Case History
The patient is a 50-year-old woman with a history of enlarged cervical lymph nodes.
What is the diagnosis?
A. Pilomatrical carcinoma
B. Pilomatrixoma
C. Fibroxanthoma
D. Giant cell tumor
Answer: B. Pilomatrixoma
This entity has solid nests of basaloid cells with abrupt trichilemmal-type keratinization. There are ghost cells (dead keratinocytes), foreign body giant cell reaction (due to keratin) and follicular matrix cells, consistent with a pilomatricoma.
Pilomatricoma is also called calcifying epithelioma of Malherbe, is a benign skin appendigeal tumor with differentiation towards the follicular matrix. Lesions typically arise either in the head and neck or the upper extremities of children and young adults, with a second peak in incidence in individuals over 50 years old.
Histologic features are characteristic. Pilomatrixomas, often partially cystic in early lesions, contain solid nests/sheets of basaloid cells with trichilemmal-type keratinization transitioning into shadow cells, amorphous keratinous debris and foci of calcification more centrally.
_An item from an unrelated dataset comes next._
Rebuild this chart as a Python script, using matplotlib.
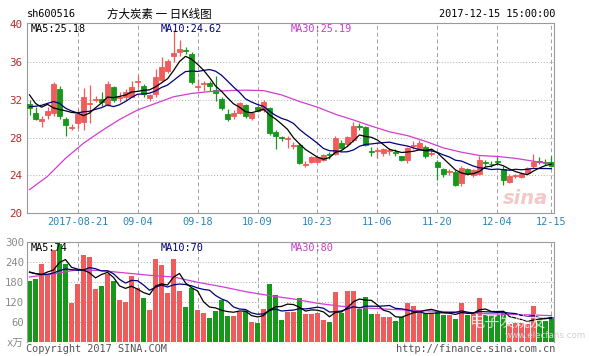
import matplotlib
matplotlib.use("Agg")
import matplotlib.pyplot as plt
import numpy as np
import pandas as pd

plt.rcParams['font.family'] = ['DejaVu Sans Mono', 'Noto Sans CJK SC']

# daily OHLC (2017-08-09 .. 2017-12-15)
opens = [31.5, 30.6, 29.7, 30.4, 30.6, 33.1, 30.0, 29.05, 29.5, 29.6,
         31.55, 32.0, 32.1, 31.5, 33.3, 32.2, 32.3, 32.3, 33.85, 33.4,
         32.2, 32.6, 34.1, 35.0, 36.6, 37.05, 37.25, 36.8, 33.35, 33.65,
         33.8, 33.0, 32.1, 30.5, 30.3, 30.6, 31.4, 30.1, 31.2, 30.9,
         31.1, 28.6, 28.05, 27.85, 27.15, 27.2, 25.15, 25.45, 25.4, 25.6,
         26.25, 26.3, 27.4, 27.3, 27.7, 29.25, 29.1, 26.55, 26.55, 26.4,
         26.55, 26.5, 26.0, 25.6, 27.1, 26.9, 27.0, 26.25, 25.45, 24.65,
         24.35, 24.4, 23.2, 24.65, 24.05, 24.2, 25.4, 25.25, 25.5, 24.65,
         23.35, 23.95, 23.85, 24.3, 25.0, 25.55, 25.45, 25.4]
highs = [32.0, 31.2, 30.3, 31.2, 33.9, 33.4, 30.2, 29.4, 31.0, 33.2,
         33.5, 32.4, 32.8, 34.0, 33.4, 32.8, 33.1, 34.0, 34.6, 33.6,
         32.6, 35.2, 36.5, 36.3, 39.3, 38.3, 37.6, 37.0, 34.2, 34.0,
         34.0, 34.5, 32.3, 31.0, 30.9, 31.8, 31.5, 30.7, 31.4, 32.0,
         31.2, 28.8, 28.2, 28.2, 27.5, 27.4, 25.5, 26.0, 26.0, 26.3,
         26.5, 28.2, 27.7, 28.2, 29.6, 29.5, 29.2, 27.0, 27.0, 26.9,
         26.9, 26.8, 26.1, 27.0, 27.6, 27.7, 27.2, 26.7, 25.6, 24.8,
         24.7, 24.6, 25.0, 24.8, 24.7, 26.0, 25.6, 25.5, 26.0, 25.0,
         24.1, 24.2, 24.4, 24.9, 26.3, 25.9, 25.7, 26.0]
lows = [30.4, 29.8, 29.1, 30.0, 30.3, 30.0, 28.2, 28.8, 29.0, 28.8,
        29.5, 31.8, 31.3, 31.3, 31.8, 31.8, 31.9, 32.3, 33.3, 32.3,
        31.9, 32.3, 33.9, 34.8, 36.0, 36.6, 36.8, 33.6, 32.9, 32.9,
        32.9, 31.9, 30.9, 29.7, 30.0, 30.5, 30.1, 29.9, 30.7, 30.7,
        28.3, 26.8, 27.6, 26.9, 26.8, 25.2, 24.9, 25.3, 25.3, 25.5,
        25.7, 26.2, 26.8, 27.1, 27.5, 28.8, 27.1, 26.1, 25.8, 26.1,
        26.2, 26.1, 25.5, 25.3, 26.8, 26.7, 25.8, 26.0, 23.5, 23.8,
        24.0, 22.9, 22.9, 24.0, 23.8, 24.0, 25.0, 24.9, 25.1, 23.0,
        23.2, 23.7, 23.7, 24.1, 24.8, 25.2, 25.1, 24.9]
closes = [31.1, 30.0, 30.0, 30.8, 33.7, 30.3, 29.3, 29.15, 30.5, 32.3,
          31.65, 32.1, 31.7, 33.6, 32.0, 32.3, 32.8, 33.3, 33.95, 32.6,
          32.5, 34.4, 35.4, 36.1, 36.9, 37.3, 37.15, 33.9, 33.45, 33.75,
          33.4, 32.7, 31.1, 30.0, 30.6, 31.6, 30.3, 30.6, 30.8, 31.7,
          28.5, 28.2, 27.95, 27.95, 27.25, 25.3, 25.25, 25.9, 25.9, 26.2,
          26.15, 28.0, 26.9, 28.1, 29.2, 29.15, 27.2, 26.45, 26.65, 26.8,
          26.65, 26.4, 25.6, 26.9, 27.2, 27.4, 26.0, 26.35, 24.9, 24.2,
          24.45, 23.0, 24.75, 24.2, 24.55, 25.6, 25.35, 25.2, 25.4, 23.5,
          23.9, 24.05, 24.2, 24.75, 25.45, 25.45, 25.35, 25.0]
# volume, x万
volumes = [183, 191, 234, 201, 276, 296, 234, 118, 174, 261,
           255, 159, 168, 206, 185, 128, 122, 200, 163, 133,
           97, 250, 233, 147, 250, 153, 107, 163, 98, 88,
           73, 94, 128, 78, 78, 91, 94, 60, 57, 99,
           175, 141, 66, 92, 92, 134, 84, 84, 88, 66,
           61, 151, 89, 154, 154, 101, 136, 84, 84, 76,
           76, 64, 76, 118, 109, 89, 89, 89, 94, 83,
           81, 71, 118, 81, 86, 133, 81, 81, 81, 89,
           55, 58, 58, 55, 108, 70, 63, 76]

# moving averages: first days need history before the window
ma5_head = [32.5, 31.6, 31.2, 31.5]
ma10_head = [31.25, 31.3, 31.4, 31.6, 31.8, 31.6, 31.1, 30.8, 30.6]
ma30_days = [0, 3, 6, 9, 12, 15, 18, 21, 24, 27, 30, 33, 36, 39, 42, 45, 48,
             51, 54, 57, 60, 63, 66, 69, 72, 75, 78, 81, 84, 87]
ma30_vals = [22.5, 23.9, 25.8, 27.4, 28.7, 29.9, 30.9, 31.6, 32.3, 32.65,
             32.85, 32.95, 33.0, 32.95, 32.5, 31.8, 31.2, 30.45, 29.85, 29.2,
             28.6, 28.2, 27.6, 26.9, 26.45, 26.1, 26.0, 25.8, 25.5, 25.2]
vma5_head = [211, 206, 203, 211]
vma10_head = [210, 206, 204, 204, 208, 215, 220, 218, 216]
vma30_days = [0, 4, 8, 12, 16, 20, 24, 28, 32, 36, 40, 44, 48, 52, 56, 60,
              64, 68, 72, 76, 80, 84, 87]
vma30_vals = [196, 205, 218, 215, 208, 201, 196, 180, 167, 152, 140, 130,
              117, 108, 103, 99, 96, 93, 90, 86, 84, 82, 80]

date_idx = [8, 18, 28, 38, 48, 58, 68, 78, 87]
date_labels = ["2017-08-21", "09-04", "09-18", "10-09", "10-23",
               "11-06", "11-20", "12-04", "12-15"]

RED = "#f05b5b"
GREEN = "#16981a"
W, H = 589, 356

df = pd.DataFrame({"o": opens, "h": highs, "l": lows, "c": closes, "v": volumes})
n = len(df)
x = np.arange(n)
up = df["c"] >= df["o"]
cols = np.where(up, RED, GREEN)


def moving(series, k, head):
    m = series.rolling(k).mean().to_numpy()
    m[:len(head)] = head
    return m


ma5 = moving(df["c"], 5, ma5_head)
ma10 = moving(df["c"], 10, ma10_head)
vma5 = moving(df["v"], 5, vma5_head)
vma10 = moving(df["v"], 10, vma10_head)

fig = plt.figure(figsize=(W / 100, H / 100), dpi=100)


def box(x0, y0, x1, y1):
    return [x0 / W, 1 - y1 / H, (x1 - x0) / W, (y1 - y0) / H]


def ftext(px, py, s, **kw):
    fig.text(px / W, 1 - py / H, s, **kw)


ax = fig.add_axes(box(26.7, 22.7, 554.3, 213.3))
vax = fig.add_axes(box(26.7, 242.3, 554.3, 342.3))

for a in (ax, vax):
    a.set_xlim(-0.47, n - 0.53)
    for s in a.spines.values():
        s.set_color("#9a9a9a")
        s.set_linewidth(0.8)
    for d in date_idx:
        a.axvline(d, color="#a0a0a0", lw=0.7, ls=(0, (4, 3)), zorder=0)
    a.tick_params(length=0)

# price panel
ax.set_ylim(20, 40.12)
for g in [24, 28, 32, 36]:
    ax.axhline(g, color="#b0b0b0", lw=0.7, ls=(0, (1, 2)), zorder=0)
ax.vlines(x, df["l"], df["h"], colors=cols, lw=0.9, zorder=2)
ax.bar(x, (df["c"] - df["o"]).abs(), bottom=np.minimum(df["o"], df["c"]),
       width=0.68, color=cols, edgecolor=cols, lw=0.6, zorder=3)
ax.plot(ma30_days, ma30_vals, color="#d23cd2", lw=0.9, zorder=4)
ax.plot(x, ma10, color="#00007a", lw=0.9, zorder=5)
ax.plot(x, ma5, color="black", lw=0.9, zorder=6)
ax.set_yticks([20, 24, 28, 32, 36, 40])
ax.set_yticklabels(["20", "24", "28", "32", "36", "40"], color="#b52a2a", fontsize=7.8)
ax.tick_params(axis="y", pad=3)
ax.set_xticks(date_idx)
ax.set_xticklabels(date_labels, color="#2b86b8", fontsize=7.4)
ax.tick_params(axis="x", pad=3)

# volume panel
vax.set_ylim(0, 300)
for g in [60, 120, 180, 240]:
    vax.axhline(g, color="#b0b0b0", lw=0.7, ls=(0, (1, 2)), zorder=0)
vax.bar(x, df["v"], width=0.82, color=cols, lw=0, zorder=2)
vax.plot(vma30_days, vma30_vals, color="#d23cd2", lw=0.9, zorder=4)
vax.plot(x, vma10, color="#00007a", lw=0.9, zorder=5)
vax.plot(x, vma5, color="black", lw=0.9, zorder=6)
vax.set_yticks([0, 60, 120, 180, 240, 300])
vax.set_yticklabels(["x万", "60", "120", "180", "240", "300"], color="#8a8a8a", fontsize=7.6)
vax.tick_params(axis="y", pad=2)
vax.set_xticks([])
vax.spines["bottom"].set_visible(False)

# header and legends
ftext(27, 14, "sh600516", fontsize=7.4, va="center", ha="left")
ftext(107, 14, "方大炭素 一 日K线图", fontsize=8.3, va="center", ha="left",
      family=["Noto Sans CJK SC", "DejaVu Sans"])
ftext(555, 14, "2017-12-15 15:00:00", fontsize=7.4, va="center", ha="right")
ftext(31, 29, "MA5:25.18", fontsize=7.4, va="center", color="black")
ftext(161, 29, "MA10:24.62", fontsize=7.4, va="center", color="#00007a")
ftext(291, 29, "MA30:25.19", fontsize=7.4, va="center", color="#c83cc8")
ftext(31, 248, "MA5:74", fontsize=7.4, va="center", color="black")
ftext(161, 248, "MA10:70", fontsize=7.4, va="center", color="#00007a")
ftext(291, 248, "MA30:80", fontsize=7.4, va="center", color="#c83cc8")
ftext(26, 349, "Copyright 2017 SINA.COM", fontsize=7.4, va="center", color="#555555")
ftext(555, 349, "http://finance.sina.com.cn", fontsize=7.4, va="center", ha="right", color="#555555")

# watermarks
ftext(548, 198, "sina", fontsize=14, va="center", ha="right", color="#f4c8c8",
      style="italic", weight="bold", family="DejaVu Sans")
ftext(545, 322, "电子发烧友", fontsize=11, va="center", ha="right", color="white", alpha=0.7,
      family=["Noto Sans CJK SC", "DejaVu Sans"])
ftext(586, 336, "www.elecfans.com", fontsize=6.3, va="center", ha="right", color="#d0d0d0",
      family="DejaVu Sans")

fig.savefig("out.png", dpi=100, facecolor="white")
Multiple pilomatrixomas may be seen in patients with myotonic dystrophy, Rubinstein-Taybi syndrome and Turner syndrome. Cysts with features of pilomatrixoma are identified in patients with Gardner syndrome.
Fine needle aspiration (FNA) may result in an erroneous interpretation of malignancy, especially in a limited sample where only one component predominates (e.g. cohesive sheets of mitotically active basaloid cells), and is a well-known pitfall.
A cell block preparation, which reveals the shadow cells/ghost cells, may be helpful in arriving at the correct diagnosis.
The vast majority of pilomatrixomas are benign and do not recur following local excision. Although not necessary for diagnosis, the majority of these lesions strongly express BCL2. Activating mutations of β‐catenin may contribute to tumorigenesis in pilomatrixomas.
The main differential diagnosis includes basal cell carcinoma.